English publishing house Peninsula follow up their early-2023 reprint of Maeve Brennan’s The Springs Of Affection with an extended edition of The Long-Winded Lady, the mercurial Irish writer’s collection of observational columns for the New Yorker. Originally published in 1969, the handful of entries added by Peninsula stretch to 1981, though for Brennan the 1970s had been an effective wilderness decade from which she never recovered.
The Long-Winded Lady shares its title with that of the column, and though its length varies greatly from entry to entry (this indulgence is a clue to how valuable New Yorker editors considered Brennan, I imagine) it’s no more than self-effacing. She goes into the NYC streets alone, for dinner or a drink, and describes what she sees with balletic poise, crisp simplicity and the bare minimum of ten-dollar words, generally detached from the scenes she sketches but more shadowy spirit than booming, omniscient deity.

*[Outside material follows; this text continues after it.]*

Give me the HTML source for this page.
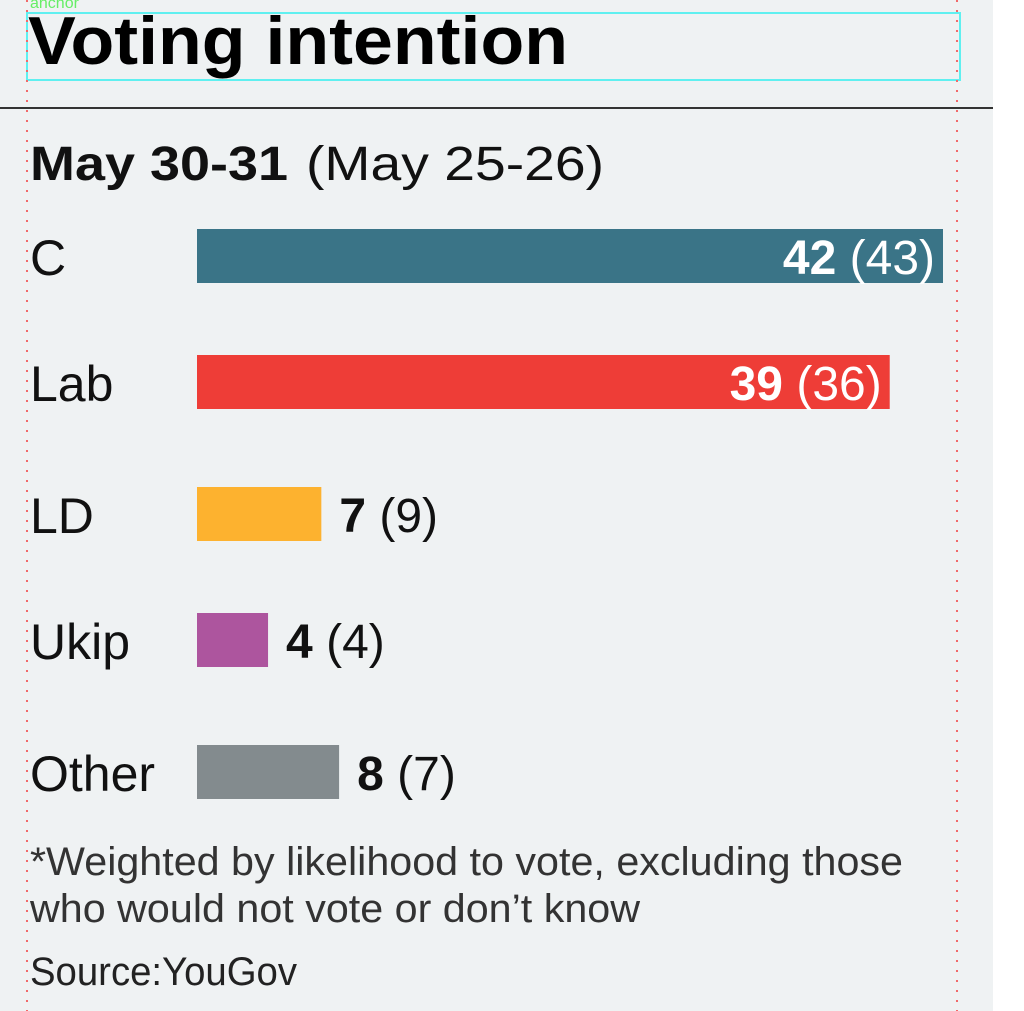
<!DOCTYPE html>
<html><head><meta charset="utf-8"><style>
html,body{margin:0;padding:0;background:#fff;}
svg{display:block;font-family:"Liberation Sans",sans-serif;}
</style></head><body>
<svg id="chart" width="1024" height="1011" viewBox="0 0 1024 1011">
<rect x="0" y="0" width="993" height="1011" fill="#eff2f3"/>
<rect x="27" y="13" width="933" height="67" fill="none" stroke="#5ff0f0" stroke-width="2"/>
<text x="30" y="8" font-size="16" fill="#66ee66">anchor</text>
<line x1="27" y1="0" x2="27" y2="1011" stroke="#f06a6a" stroke-width="2" stroke-dasharray="2,8"/>
<line x1="957" y1="0" x2="957" y2="1011" stroke="#f06a6a" stroke-width="2" stroke-dasharray="2,8"/>
<text x="28" y="64" font-size="68" font-weight="bold" fill="#000" textLength="540" lengthAdjust="spacingAndGlyphs">Voting intention</text>
<line x1="0" y1="108" x2="993" y2="108" stroke="#333" stroke-width="2"/>
<text x="30" y="180" font-size="48" fill="#111"><tspan font-weight="bold" textLength="258" lengthAdjust="spacingAndGlyphs">May 30-31</tspan><tspan x="306" textLength="298" lengthAdjust="spacingAndGlyphs">(May 25-26)</tspan></text>
<g id="bars"></g>
<text x="30" y="875" font-size="40" fill="#333" textLength="873" lengthAdjust="spacingAndGlyphs">*Weighted by likelihood to vote, excluding those</text>
<text x="30" y="922" font-size="40" fill="#333" textLength="610" lengthAdjust="spacingAndGlyphs">who would not vote or don’t know</text>
<text x="30" y="985" font-size="40" fill="#222" textLength="267" lengthAdjust="spacingAndGlyphs">Source:YouGov</text>
</svg>
<script>
const parties = ["C","Lab","LD","Ukip","Other"];
const current = [42,39,7,4,8];
const previous = [43,36,9,4,7];
const colors = ["#3a7487","#ee3d37","#fdb22f","#ad559e","#838b8e"];
const x0 = 197, unit = 746/42;
const rowY = [229,355,487,613,745];
const g = document.getElementById('bars');
const NS = "http://www.w3.org/2000/svg";
function xScale(v){return x0 + v*unit;}
parties.forEach((p,i)=>{
  const y = rowY[i], w = xScale(current[i]) - x0;
  const lab = document.createElementNS(NS,'text');
  lab.setAttribute('x',30); lab.setAttribute('y',y+46);
  lab.setAttribute('font-size','50'); lab.setAttribute('fill','#111');
  lab.textContent = p;
  
  
  g.appendChild(lab);
  const r = document.createElementNS(NS,'rect');
  r.setAttribute('x',x0); r.setAttribute('y',y); r.setAttribute('width',w); r.setAttribute('height',54);
  r.setAttribute('fill',colors[i]);
  
  
  g.appendChild(r);
  const inside = w > 300;
  const t = document.createElementNS(NS,'text');
  t.setAttribute('y',y+45); t.setAttribute('font-size','48');
  const a = document.createElementNS(NS,'tspan'); a.setAttribute('font-weight','bold'); a.textContent = current[i];
  const b = document.createElementNS(NS,'tspan'); b.textContent = ' (' + previous[i] + ')';
  t.appendChild(a); t.appendChild(b);
  if(inside){ t.setAttribute('x', x0+w-8); t.setAttribute('text-anchor','end'); t.setAttribute('fill','#fff'); }
  else { t.setAttribute('x', x0+w+18); t.setAttribute('fill','#111'); }
  
  
  g.appendChild(t);
});
</script>
</body></html>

Some of these columns have historical import, with anti-Vietnam War protests a repeat feature of the late 60s; others describe scenes contained only within that moment, as pedestrians move through the streets like water and diners puzzle over menus. Each is given equal gravity by Brennan’s prose style, a model of levity where a tip-over into flippancy (which never happens) could be ruinous. Beyond this, The Long-Winded Lady also documents a seachange in New York’s urban design which still resonates today, with blocks levelled and repurposed for office space, and captures an era in journalism where a writer such as Brennan could have their gift put to toil-free use.